Trump’s campaign on Thursday said they were voluntarily dropping a lawsuit contesting Michigan’s election results because election officials in Wayne County “met and declined to certify the results of the presidential election.”

In fact, Republican members of the Wayne County Board of Canvassers on Tuesday refused at first to certify the results, but then reversed themselves after a public outcry.

Detroit’s lawyers said on Thursday that the campaign included “impertinent and false language” in the filing and asked a federal judge to strike the disputed document from the case record.

Detroit’s lawyers did not request a monetary penalty, but said U.S. District Judge Janet Neff had “the authority to strike materials from the record as a sanction.”

Neff has not yet ruled on the request.

Mark “Thor” Hearne, the Trump campaign lawyer who submitted the document, did not immediately respond to a request for comment.

Trump has refused to concede since President-elect Joe Biden captured the more than 270 electoral votes needed to win the Nov. 3 presidential election.

Trump invited leaders of Michigan’s Republican-controlled state legislature to meet him in Washington on Friday.

The president’s lawyers argue the U.S. Constitution gives legislatures, rather than state governors and secretaries of state, the ultimate authority to appoint electors who formally pick the president in the Electoral College system.
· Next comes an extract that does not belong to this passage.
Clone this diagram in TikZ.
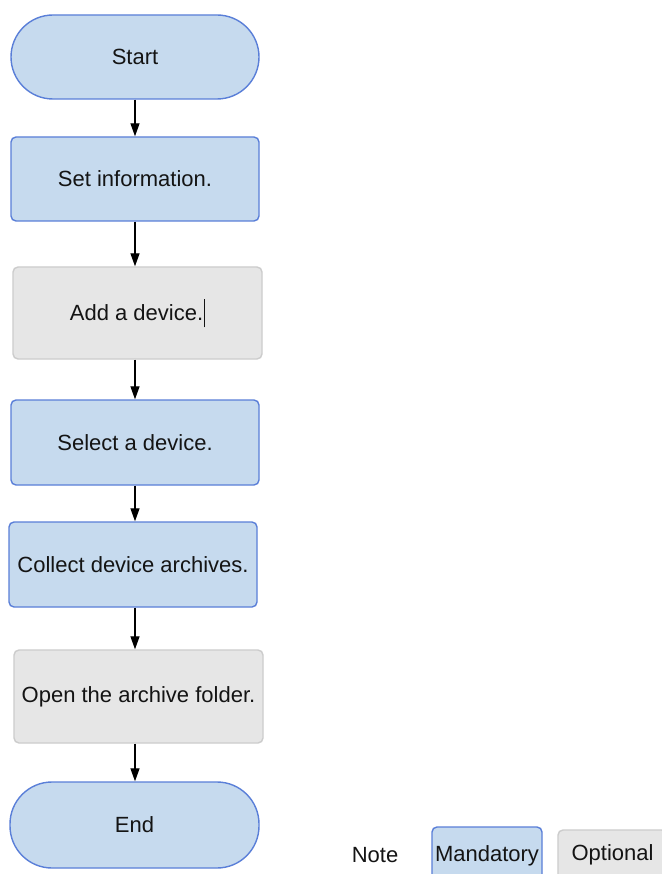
\documentclass[tikz,border=0pt]{standalone}
\usepackage{fontspec}
\setmainfont{Liberation Sans}
\usetikzlibrary{arrows.meta}
\definecolor{mandfill}{HTML}{C6DAEE}
\definecolor{manddraw}{HTML}{5A7FD8}
\definecolor{optfill}{HTML}{E6E6E6}
\definecolor{optdraw}{HTML}{CCCCCC}
\definecolor{txt}{HTML}{141414}
\tikzset{
  base/.style={draw, line width=1.4pt, inner sep=0pt, align=center, text=txt,
    font=\fontsize{22}{26}\selectfont},
  mand/.style={base, fill=mandfill, draw=manddraw, rounded corners=5pt},
  opt/.style={base, fill=optfill, draw=optdraw, rounded corners=5pt},
  term/.style={base, fill=mandfill, draw=manddraw, rounded corners=42pt},
  arr/.style={line width=1.3pt, -{Triangle[length=13pt,width=9pt]}},
}
\begin{document}
\begin{tikzpicture}[x=1pt, y=-1pt]
\useasboundingbox (0,0) rectangle (661,874);
\fill[white] (0,0) rectangle (661,874);
\coordinate (axis) at (135,0);

\node[term, minimum width=248pt, minimum height=84pt] (start) at (135,57) {Start};
\node[mand, minimum width=248pt, minimum height=84pt] (setinfo) at (135,179) {Set information.};
\node[opt, minimum width=249pt, minimum height=92pt] (add) at (137.5,313)
  {Add a device.\hspace{1pt}\rule[-0.3em]{0.9pt}{1.3em}};
\node[mand, minimum width=248pt, minimum height=85pt] (select) at (135,442.5) {Select a device.};
\node[mand, minimum width=248pt, minimum height=85pt] (collect) at (133,564.5) {Collect device archives.};
\node[opt, minimum width=249pt, minimum height=93pt] (open) at (138.5,696.5) {Open the archive folder.};
\node[term, minimum width=249pt, minimum height=86pt] (end) at (134.5,825) {End};

\draw[arr] (start.south -| axis) -- (setinfo.north -| axis);
\draw[arr] (setinfo.south -| axis) -- (add.north -| axis);
\draw[arr] (add.south -| axis) -- (select.north -| axis);
\draw[arr] (select.south -| axis) -- (collect.north -| axis);
\draw[arr] (collect.south -| axis) -- (open.north -| axis);
\draw[arr] (open.south -| axis) -- (end.north -| axis);

% legend
\node[base, draw=none] (note) at (375,855) {Note};
\node[mand, minimum width=110pt, minimum height=57pt] (lmand) at (487,855.5) {};
\node[base, draw=none] (lmandtxt) at (lmand.center) {Mandatory};
\node[opt, minimum width=109pt, minimum height=54pt] (lopt) at (612.5,857) {};
\node[base, draw=none] (lopttxt) at (612.5,855) {Optional};
\end{tikzpicture}
\end{document}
Republicans control the Michigan, Pennsylvania and Wisconsin legislatures.

On Tuesday, the four-member Wayne County board certified the election results in the county.

Two Republican board members filed affidavits on Wednesday seeking to “rescind” their votes, but that effort is symbolic because there is no way for certification to be rescinded through the use of affidavits.

Trump’s campaign misstated the facts to make a “gratuitous, public statement about their purported reason for voluntary dismissal, before the Court could reject their baseless claims of election fraud,” Detroit’s lawyers said.

Federal law allows Trump’s lawyers to “voluntarily dismiss their claims, but it does not allow them to use a Notice of Dismissal to spread disinformation,” Detroit’s motion stated.